L'homme d'affaires Ziad Takieddine a affirmé lundi au tribunal correctionnel de Paris qu'il n'avait "pas financé la campagne Balladur", revenant sur des déclarations faites au juge d'instruction en charge du volet financier de l'affaire Karachi.
"Moi, je n'ai pas financé la campagne Balladur", a asséné M. Takieddine à la barre.
Personnage clé de ce dossier, le Franco-libanais est jugé aux côtés de cinq hommes, dont trois hommes politiques, pour des soupçons de commissions occultes en marge de la campagne présidentielle malheureuse d’Édouard Balladur en 1995.
L'accusation affirme que les pots-de-vin, alors légaux, versés à des intermédiaires sur des contrats d'armement avec l'Arabie (Sawari II) et le Pakistan (Agosta) ont donné lieu à des rétrocommissions illégales qui ont alimenté les comptes de campagne de l'ancien Premier ministre.
Ce second réseau d'intermédiaire, dit "réseau K", dont faisait partie Ziad Takieddine, s'est vu promettre le versement de plus de 300 millions d'euros sur divers contrats, en a touché plus de 85, jusqu'à l'arrêt du versement des commissions, décidé par Jacques Chirac après son élection à la présidence.
A l'audience, la présidente a rappelé à Ziad Takieddine ses déclarations de juin 2013 au juge d'instruction: il avait affirmé avoir remis 6 millions de francs (moins d'un million d'euros) à son ami Thierry Gaubert, engagé dans la campagne Balladur, sur demande de Nicolas Bazire, alors directeur de la campagne Balladur, ce que les intéressés réfutent.
"Thierry Gaubert est mon ami, c'est un frère.
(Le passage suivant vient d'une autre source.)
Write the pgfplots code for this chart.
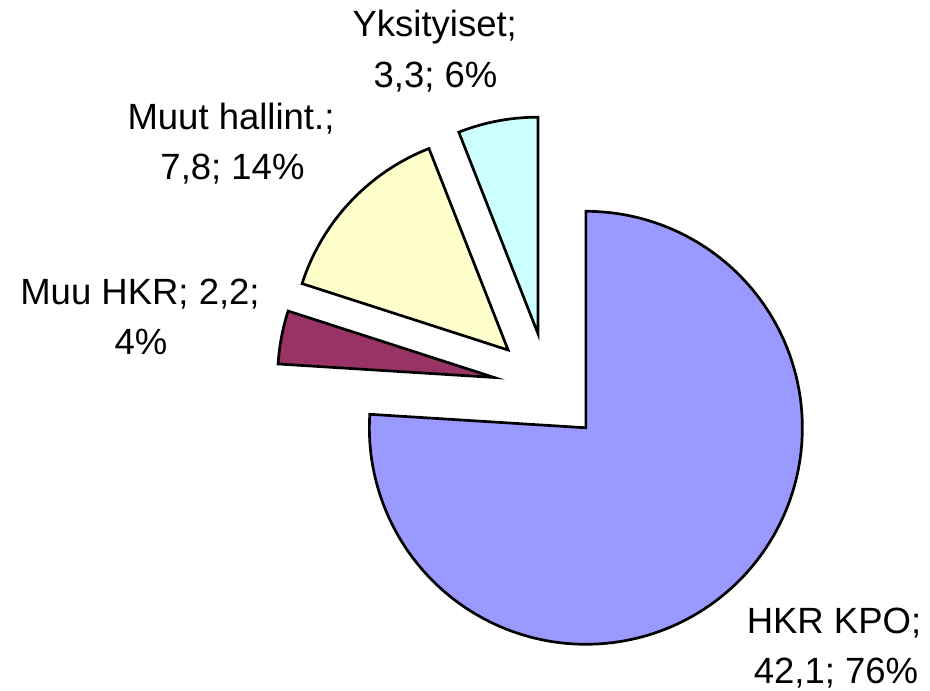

Quand on se voit, que je lui demande +c'est vrai que vous avez un trou dans les comptes de campagne?+, cela ne veut pas dire que je vais financer la campagne", assure-t-il.
"Alors, un, je n'ai pas payé pour la campagne de M. Balladur; deux, je n'ai pas payé sur la suggestion de M. Bazire; trois, j'ai simplement donné de l'argent à M. Gaubert, ultérieurement, par amitié", dit-il.
Il rappelle à la présidente "le contexte" de ses déclarations de juin 2013 alors qu'il avait été incarcéré et était "sous pression du juge" Renaud Van Ruymbeke.
"Vous dites que la retranscription du procès-verbal est fausse?", interroge la présidente. "En tout cas, l'interprétation est totalement fausse", répond-il.
Les rétrocommissions? "Je ne sais même pas ce que ça veut dire", dira-t-il un peu plus tard. "Balourds (paiement anticipé de commissions, ndlr), rétrocommissions, ce sont des mots chouchous de M. Van Ruymbeke".